A burst of gravitational waves followed closely by neutrinos and then the light.  While light's speed, in vacuum, is constant in all inertial reference frames, it does vary depending on the medium.  The same is not necessarily true of all waves which share this quality with light.  Neutrinos and gravitational waves would reach us well before the light did.   This is why the widely reported news of LIGO detecting a burst of gravitational waves is so intriguing to astrophysicists.   Here is what else the astrophysical community will be looking for and why.

 

Neutrinos, The Accepted Messengers.

Neutrino’s are nearly massless particles.  Their masses are on the order of ones to tens of electron Volts per speed of light squared.  For comparison the lightest particle most people learn about in detail is the electron.  The electron has a mass just over half a MILLION electron volts per speed of light squared (0.511 MeV/C^2).  This compares to the possible mass of the electron-neutrino which is less than 2.2 eV.   It is like comparing 2.2 dollars to 0.511 million dollars.  

Neutrinos also travel very close to the speed of light.  In fact, as close as we can measure it, they move at almost exactly the speed of light.   In the standard model of particle physics, they are even treated as massless particles and in most approximate solutions this does not perturb our results by much at all.

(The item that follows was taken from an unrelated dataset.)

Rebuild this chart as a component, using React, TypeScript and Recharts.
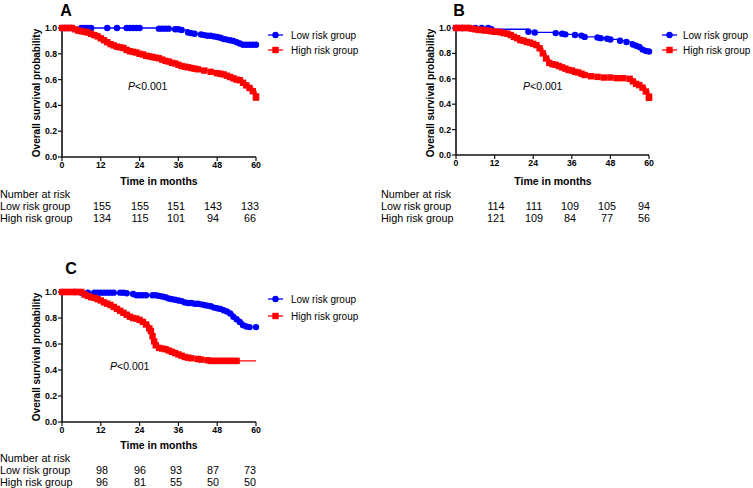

Neutrinos are also nearly non interacting.  To detect them we need to isolate large quantities of very clear pure materials, such as liquid water or ice or crystalline solids.  Then surround those with detectors that can detect and multiply the signal from a single photon.  A neutrino would bump into an atomic nucleus.  This would excite it to a higher quantum state.  It would then decay to a lower quantum state releasing a single photon.

 

This same non-interactivity means that if a supernova began in the core of a star like Betelgeuse the neutrinos would reach us before the light.  The light would have to bounce around through the material the star is made of before getting to us.  The neutrino burst would just sail right through and to our detectors at 299,792,458 meters per second (186,000 miles per second in USA freedom units). 

Gravitational waves are completely different.

Gravitational waves detected by LIGO VIRGO and someday the space-based probe LISA (a collaboration I am a small part of) are not any kind of matter.  They are ripples in space time itself.  What changes in gravitational waves is the distance between points in space time.  These waves are also known as “Tensor waves”.   They have components in all four dimensions of space time.  As such they are not likely impeded by the medium, they travel through at all.  The gravitational waves, to the best of our ability to measure travel at exactly the speed of light.

SO, this is what I would expect us to see.

We would see in the following order when the supernova of Betelgeuse has occurred:

1.       A burst of gravitational waves. 

2.       A burst of neutrinos. 

3.       The light from the supernova.

The catch is right now for both neutrino astronomy, and gravitational wave astronomy, we are not able to localize things so precisely that we can be 100% sure if what we detect is from.  Therefore, now, and for a VERY long time, optical astronomy on Earth, and in space telescopes will be very important.

It will be very interesting if we soon hear of a strong Neutrino burst.